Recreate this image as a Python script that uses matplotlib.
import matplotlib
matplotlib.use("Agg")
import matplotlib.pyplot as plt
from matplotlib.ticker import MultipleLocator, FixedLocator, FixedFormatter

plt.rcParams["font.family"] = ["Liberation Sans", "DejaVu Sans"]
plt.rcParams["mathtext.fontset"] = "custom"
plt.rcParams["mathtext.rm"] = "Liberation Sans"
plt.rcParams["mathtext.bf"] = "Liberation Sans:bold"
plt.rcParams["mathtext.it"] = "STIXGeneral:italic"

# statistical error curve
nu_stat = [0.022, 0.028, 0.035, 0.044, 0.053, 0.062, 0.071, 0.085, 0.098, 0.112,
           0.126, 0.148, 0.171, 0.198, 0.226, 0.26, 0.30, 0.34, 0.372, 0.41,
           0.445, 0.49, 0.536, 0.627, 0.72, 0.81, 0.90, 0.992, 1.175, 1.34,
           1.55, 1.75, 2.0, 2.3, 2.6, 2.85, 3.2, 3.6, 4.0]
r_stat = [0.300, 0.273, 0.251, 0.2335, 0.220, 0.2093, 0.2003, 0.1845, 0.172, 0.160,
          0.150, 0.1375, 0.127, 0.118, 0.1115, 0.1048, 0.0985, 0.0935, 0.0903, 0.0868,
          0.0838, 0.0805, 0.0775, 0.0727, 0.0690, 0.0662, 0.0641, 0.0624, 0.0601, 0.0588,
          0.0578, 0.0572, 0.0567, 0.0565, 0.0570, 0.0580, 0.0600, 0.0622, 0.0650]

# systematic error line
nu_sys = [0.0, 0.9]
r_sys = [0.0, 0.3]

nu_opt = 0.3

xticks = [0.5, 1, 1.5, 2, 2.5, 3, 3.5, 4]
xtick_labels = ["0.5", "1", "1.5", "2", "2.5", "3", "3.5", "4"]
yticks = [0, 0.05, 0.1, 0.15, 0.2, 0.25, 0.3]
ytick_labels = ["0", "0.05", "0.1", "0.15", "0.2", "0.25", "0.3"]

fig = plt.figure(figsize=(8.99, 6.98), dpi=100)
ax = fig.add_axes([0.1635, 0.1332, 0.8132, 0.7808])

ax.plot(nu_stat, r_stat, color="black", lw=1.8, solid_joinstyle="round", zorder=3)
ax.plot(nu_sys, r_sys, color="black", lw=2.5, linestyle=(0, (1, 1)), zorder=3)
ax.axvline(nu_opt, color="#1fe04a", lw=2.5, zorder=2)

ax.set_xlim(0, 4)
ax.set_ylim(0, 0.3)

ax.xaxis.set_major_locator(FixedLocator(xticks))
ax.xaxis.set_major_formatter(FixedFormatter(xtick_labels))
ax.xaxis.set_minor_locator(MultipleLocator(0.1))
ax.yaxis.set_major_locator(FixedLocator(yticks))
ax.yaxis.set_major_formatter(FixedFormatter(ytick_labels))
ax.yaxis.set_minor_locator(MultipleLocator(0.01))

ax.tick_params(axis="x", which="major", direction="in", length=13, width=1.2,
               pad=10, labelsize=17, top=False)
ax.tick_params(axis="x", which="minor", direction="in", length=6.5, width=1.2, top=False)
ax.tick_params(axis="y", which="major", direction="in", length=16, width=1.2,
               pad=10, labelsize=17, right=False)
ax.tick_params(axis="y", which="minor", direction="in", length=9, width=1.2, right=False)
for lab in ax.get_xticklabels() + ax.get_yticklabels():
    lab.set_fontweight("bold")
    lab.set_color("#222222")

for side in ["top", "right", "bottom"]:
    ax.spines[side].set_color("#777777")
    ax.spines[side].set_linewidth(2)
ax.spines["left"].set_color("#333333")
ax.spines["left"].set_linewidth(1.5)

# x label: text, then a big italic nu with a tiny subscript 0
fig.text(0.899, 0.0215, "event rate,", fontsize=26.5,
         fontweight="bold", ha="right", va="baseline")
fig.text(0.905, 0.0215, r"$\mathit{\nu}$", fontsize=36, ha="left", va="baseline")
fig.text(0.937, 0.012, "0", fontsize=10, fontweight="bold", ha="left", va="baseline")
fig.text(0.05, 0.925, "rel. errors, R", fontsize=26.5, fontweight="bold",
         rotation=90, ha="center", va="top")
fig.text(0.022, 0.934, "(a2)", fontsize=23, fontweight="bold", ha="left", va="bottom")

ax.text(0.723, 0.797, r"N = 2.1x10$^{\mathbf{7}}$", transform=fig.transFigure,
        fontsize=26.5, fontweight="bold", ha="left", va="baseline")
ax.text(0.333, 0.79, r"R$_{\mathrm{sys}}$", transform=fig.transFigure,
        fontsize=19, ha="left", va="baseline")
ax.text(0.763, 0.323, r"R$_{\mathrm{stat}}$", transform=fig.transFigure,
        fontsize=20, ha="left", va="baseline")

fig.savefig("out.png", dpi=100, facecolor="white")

——

Output the listing above word for word.

Recreate this image as a Python script that uses matplotlib.
import matplotlib
matplotlib.use("Agg")
import matplotlib.pyplot as plt
from matplotlib.ticker import MultipleLocator, FixedLocator, FixedFormatter

plt.rcParams["font.family"] = ["Liberation Sans", "DejaVu Sans"]
plt.rcParams["mathtext.fontset"] = "custom"
plt.rcParams["mathtext.rm"] = "Liberation Sans"
plt.rcParams["mathtext.bf"] = "Liberation Sans:bold"
plt.rcParams["mathtext.it"] = "STIXGeneral:italic"

# statistical error curve
nu_stat = [0.022, 0.028, 0.035, 0.044, 0.053, 0.062, 0.071, 0.085, 0.098, 0.112,
           0.126, 0.148, 0.171, 0.198, 0.226, 0.26, 0.30, 0.34, 0.372, 0.41,
           0.445, 0.49, 0.536, 0.627, 0.72, 0.81, 0.90, 0.992, 1.175, 1.34,
           1.55, 1.75, 2.0, 2.3, 2.6, 2.85, 3.2, 3.6, 4.0]
r_stat = [0.300, 0.273, 0.251, 0.2335, 0.220, 0.2093, 0.2003, 0.1845, 0.172, 0.160,
          0.150, 0.1375, 0.127, 0.118, 0.1115, 0.1048, 0.0985, 0.0935, 0.0903, 0.0868,
          0.0838, 0.0805, 0.0775, 0.0727, 0.0690, 0.0662, 0.0641, 0.0624, 0.0601, 0.0588,
          0.0578, 0.0572, 0.0567, 0.0565, 0.0570, 0.0580, 0.0600, 0.0622, 0.0650]

# systematic error line
nu_sys = [0.0, 0.9]
r_sys = [0.0, 0.3]

nu_opt = 0.3

xticks = [0.5, 1, 1.5, 2, 2.5, 3, 3.5, 4]
xtick_labels = ["0.5", "1", "1.5", "2", "2.5", "3", "3.5", "4"]
yticks = [0, 0.05, 0.1, 0.15, 0.2, 0.25, 0.3]
ytick_labels = ["0", "0.05", "0.1", "0.15", "0.2", "0.25", "0.3"]

fig = plt.figure(figsize=(8.99, 6.98), dpi=100)
ax = fig.add_axes([0.1635, 0.1332, 0.8132, 0.7808])

ax.plot(nu_stat, r_stat, color="black", lw=1.8, solid_joinstyle="round", zorder=3)
ax.plot(nu_sys, r_sys, color="black", lw=2.5, linestyle=(0, (1, 1)), zorder=3)
ax.axvline(nu_opt, color="#1fe04a", lw=2.5, zorder=2)

ax.set_xlim(0, 4)
ax.set_ylim(0, 0.3)

ax.xaxis.set_major_locator(FixedLocator(xticks))
ax.xaxis.set_major_formatter(FixedFormatter(xtick_labels))
ax.xaxis.set_minor_locator(MultipleLocator(0.1))
ax.yaxis.set_major_locator(FixedLocator(yticks))
ax.yaxis.set_major_formatter(FixedFormatter(ytick_labels))
ax.yaxis.set_minor_locator(MultipleLocator(0.01))

ax.tick_params(axis="x", which="major", direction="in", length=13, width=1.2,
               pad=10, labelsize=17, top=False)
ax.tick_params(axis="x", which="minor", direction="in", length=6.5, width=1.2, top=False)
ax.tick_params(axis="y", which="major", direction="in", length=16, width=1.2,
               pad=10, labelsize=17, right=False)
ax.tick_params(axis="y", which="minor", direction="in", length=9, width=1.2, right=False)
for lab in ax.get_xticklabels() + ax.get_yticklabels():
    lab.set_fontweight("bold")
    lab.set_color("#222222")

for side in ["top", "right", "bottom"]:
    ax.spines[side].set_color("#777777")
    ax.spines[side].set_linewidth(2)
ax.spines["left"].set_color("#333333")
ax.spines["left"].set_linewidth(1.5)

# x label: text, then a big italic nu with a tiny subscript 0
fig.text(0.899, 0.0215, "event rate,", fontsize=26.5,
         fontweight="bold", ha="right", va="baseline")
fig.text(0.905, 0.0215, r"$\mathit{\nu}$", fontsize=36, ha="left", va="baseline")
fig.text(0.937, 0.012, "0", fontsize=10, fontweight="bold", ha="left", va="baseline")
fig.text(0.05, 0.925, "rel. errors, R", fontsize=26.5, fontweight="bold",
         rotation=90, ha="center", va="top")
fig.text(0.022, 0.934, "(a2)", fontsize=23, fontweight="bold", ha="left", va="bottom")

ax.text(0.723, 0.797, r"N = 2.1x10$^{\mathbf{7}}$", transform=fig.transFigure,
        fontsize=26.5, fontweight="bold", ha="left", va="baseline")
ax.text(0.333, 0.79, r"R$_{\mathrm{sys}}$", transform=fig.transFigure,
        fontsize=19, ha="left", va="baseline")
ax.text(0.763, 0.323, r"R$_{\mathrm{stat}}$", transform=fig.transFigure,
        fontsize=20, ha="left", va="baseline")

fig.savefig("out.png", dpi=100, facecolor="white")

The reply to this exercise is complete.